▸ **DO THIS**: Retype nothing but the lines from the start of the material up to and including the line with "off = 0.191". Pictures don't belong in the copy.

▸ **RECORDED INFORMATION**:
::::::::
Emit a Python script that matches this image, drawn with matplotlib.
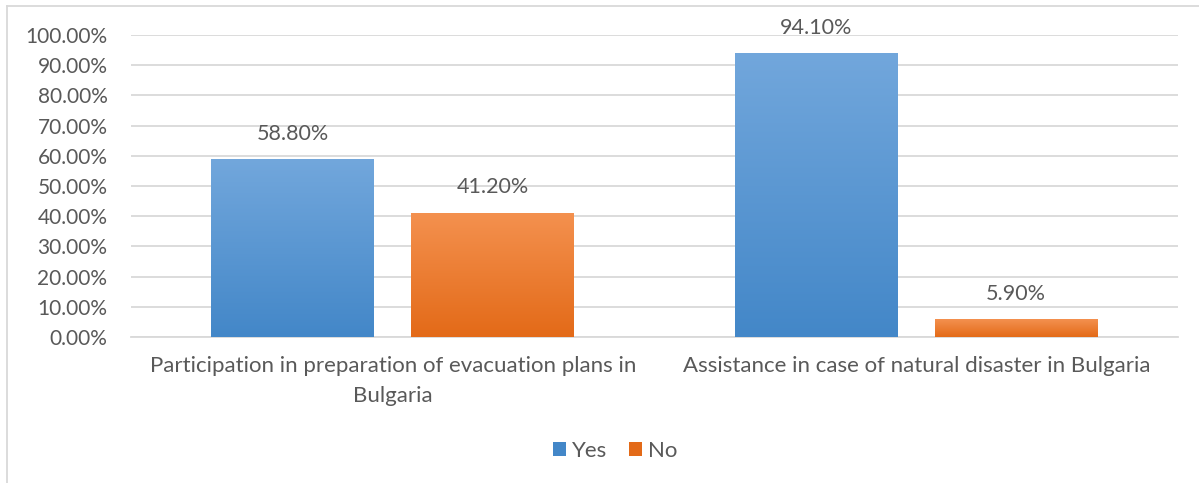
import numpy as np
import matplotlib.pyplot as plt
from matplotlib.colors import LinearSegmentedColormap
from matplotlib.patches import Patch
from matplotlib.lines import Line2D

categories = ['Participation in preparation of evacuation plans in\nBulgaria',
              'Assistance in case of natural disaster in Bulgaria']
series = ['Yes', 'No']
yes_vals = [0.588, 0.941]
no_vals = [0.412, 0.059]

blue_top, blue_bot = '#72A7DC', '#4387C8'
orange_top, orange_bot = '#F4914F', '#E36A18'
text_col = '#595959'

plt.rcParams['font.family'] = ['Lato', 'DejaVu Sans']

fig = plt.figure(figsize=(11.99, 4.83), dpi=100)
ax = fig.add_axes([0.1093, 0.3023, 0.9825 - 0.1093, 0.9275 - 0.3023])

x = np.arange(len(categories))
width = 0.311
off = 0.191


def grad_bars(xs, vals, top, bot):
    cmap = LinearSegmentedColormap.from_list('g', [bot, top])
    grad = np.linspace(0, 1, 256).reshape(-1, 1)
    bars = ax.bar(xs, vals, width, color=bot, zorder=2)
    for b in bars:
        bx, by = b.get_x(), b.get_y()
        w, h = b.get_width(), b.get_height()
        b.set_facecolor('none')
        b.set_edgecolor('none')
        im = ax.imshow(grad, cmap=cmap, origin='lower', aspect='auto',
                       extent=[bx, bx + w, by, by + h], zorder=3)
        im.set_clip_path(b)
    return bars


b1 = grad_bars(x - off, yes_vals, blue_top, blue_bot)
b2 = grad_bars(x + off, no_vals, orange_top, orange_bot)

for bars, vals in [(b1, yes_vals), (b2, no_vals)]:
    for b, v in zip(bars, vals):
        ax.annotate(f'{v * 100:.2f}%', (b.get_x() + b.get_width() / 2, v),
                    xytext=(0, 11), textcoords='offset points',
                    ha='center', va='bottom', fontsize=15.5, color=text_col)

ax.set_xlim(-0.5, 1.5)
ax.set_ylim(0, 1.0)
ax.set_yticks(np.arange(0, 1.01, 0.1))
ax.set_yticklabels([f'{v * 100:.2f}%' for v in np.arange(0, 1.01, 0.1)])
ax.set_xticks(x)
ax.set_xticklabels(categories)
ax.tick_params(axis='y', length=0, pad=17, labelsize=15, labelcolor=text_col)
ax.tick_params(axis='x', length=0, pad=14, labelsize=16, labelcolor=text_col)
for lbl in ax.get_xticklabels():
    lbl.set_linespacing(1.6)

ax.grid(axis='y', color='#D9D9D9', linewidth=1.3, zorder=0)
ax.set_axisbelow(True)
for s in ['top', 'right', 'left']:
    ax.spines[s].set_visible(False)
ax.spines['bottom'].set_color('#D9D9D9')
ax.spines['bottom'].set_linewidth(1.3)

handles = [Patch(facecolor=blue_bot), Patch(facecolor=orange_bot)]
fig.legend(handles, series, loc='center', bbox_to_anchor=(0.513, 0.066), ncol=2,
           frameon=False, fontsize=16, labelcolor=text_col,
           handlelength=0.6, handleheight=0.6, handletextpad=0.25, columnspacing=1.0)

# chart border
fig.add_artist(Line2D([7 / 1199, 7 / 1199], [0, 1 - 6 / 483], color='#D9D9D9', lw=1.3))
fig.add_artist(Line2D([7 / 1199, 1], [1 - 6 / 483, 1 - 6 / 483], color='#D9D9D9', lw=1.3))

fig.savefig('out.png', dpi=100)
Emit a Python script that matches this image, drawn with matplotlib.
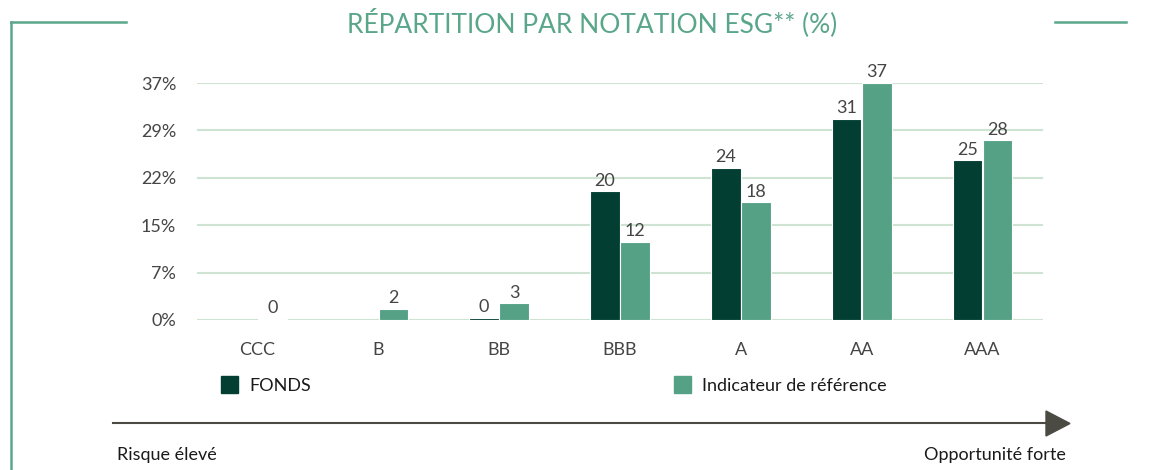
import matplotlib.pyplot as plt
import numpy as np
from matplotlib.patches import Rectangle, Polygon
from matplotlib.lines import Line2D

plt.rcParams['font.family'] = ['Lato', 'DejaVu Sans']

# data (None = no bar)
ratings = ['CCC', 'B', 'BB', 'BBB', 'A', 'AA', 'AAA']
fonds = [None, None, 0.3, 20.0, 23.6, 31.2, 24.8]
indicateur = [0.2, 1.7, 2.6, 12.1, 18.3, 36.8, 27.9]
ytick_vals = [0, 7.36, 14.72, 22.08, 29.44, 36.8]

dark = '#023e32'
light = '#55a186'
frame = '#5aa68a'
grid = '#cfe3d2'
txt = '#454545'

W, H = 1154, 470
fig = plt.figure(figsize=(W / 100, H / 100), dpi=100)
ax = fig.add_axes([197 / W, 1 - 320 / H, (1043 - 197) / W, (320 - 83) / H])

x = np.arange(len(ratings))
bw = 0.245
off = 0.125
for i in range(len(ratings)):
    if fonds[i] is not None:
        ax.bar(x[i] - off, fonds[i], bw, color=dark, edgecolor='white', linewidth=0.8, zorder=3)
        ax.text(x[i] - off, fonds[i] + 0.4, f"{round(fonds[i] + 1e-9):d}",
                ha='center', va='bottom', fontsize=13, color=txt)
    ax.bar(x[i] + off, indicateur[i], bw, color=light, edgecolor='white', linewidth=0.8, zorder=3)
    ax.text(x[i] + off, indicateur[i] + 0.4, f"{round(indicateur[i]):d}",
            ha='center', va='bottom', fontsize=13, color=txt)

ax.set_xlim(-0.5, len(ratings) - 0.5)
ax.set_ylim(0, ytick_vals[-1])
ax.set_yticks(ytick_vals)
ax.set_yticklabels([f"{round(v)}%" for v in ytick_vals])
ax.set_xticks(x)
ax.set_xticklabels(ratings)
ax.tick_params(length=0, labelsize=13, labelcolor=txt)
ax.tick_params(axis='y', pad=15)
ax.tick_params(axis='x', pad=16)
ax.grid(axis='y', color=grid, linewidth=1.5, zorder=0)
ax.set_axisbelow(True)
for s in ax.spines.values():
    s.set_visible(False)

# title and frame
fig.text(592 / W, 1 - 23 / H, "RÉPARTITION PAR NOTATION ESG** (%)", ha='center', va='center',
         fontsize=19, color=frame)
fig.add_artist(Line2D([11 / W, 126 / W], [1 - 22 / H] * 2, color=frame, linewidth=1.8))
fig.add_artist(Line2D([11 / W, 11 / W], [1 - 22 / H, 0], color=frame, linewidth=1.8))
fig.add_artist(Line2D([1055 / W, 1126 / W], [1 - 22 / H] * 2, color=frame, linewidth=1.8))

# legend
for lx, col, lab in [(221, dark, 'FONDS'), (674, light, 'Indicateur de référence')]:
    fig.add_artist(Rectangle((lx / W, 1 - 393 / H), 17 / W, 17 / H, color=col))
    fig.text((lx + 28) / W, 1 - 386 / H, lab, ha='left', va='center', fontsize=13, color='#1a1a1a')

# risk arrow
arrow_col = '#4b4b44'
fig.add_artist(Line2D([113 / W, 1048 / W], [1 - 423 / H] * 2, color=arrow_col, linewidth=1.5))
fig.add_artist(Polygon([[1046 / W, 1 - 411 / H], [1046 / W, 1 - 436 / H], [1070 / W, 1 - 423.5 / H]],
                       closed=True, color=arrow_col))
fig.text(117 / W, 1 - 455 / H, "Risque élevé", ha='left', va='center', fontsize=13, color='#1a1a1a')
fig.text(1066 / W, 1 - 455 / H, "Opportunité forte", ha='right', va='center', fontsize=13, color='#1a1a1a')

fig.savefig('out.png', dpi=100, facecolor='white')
::::::::
▸ **RESULT FOR THIS EXERCISE**:
Emit a Python script that matches this image, drawn with matplotlib.
import numpy as np
import matplotlib.pyplot as plt
from matplotlib.colors import LinearSegmentedColormap
from matplotlib.patches import Patch
from matplotlib.lines import Line2D

categories = ['Participation in preparation of evacuation plans in\nBulgaria',
              'Assistance in case of natural disaster in Bulgaria']
series = ['Yes', 'No']
yes_vals = [0.588, 0.941]
no_vals = [0.412, 0.059]

blue_top, blue_bot = '#72A7DC', '#4387C8'
orange_top, orange_bot = '#F4914F', '#E36A18'
text_col = '#595959'

plt.rcParams['font.family'] = ['Lato', 'DejaVu Sans']

fig = plt.figure(figsize=(11.99, 4.83), dpi=100)
ax = fig.add_axes([0.1093, 0.3023, 0.9825 - 0.1093, 0.9275 - 0.3023])

x = np.arange(len(categories))
width = 0.311
off = 0.191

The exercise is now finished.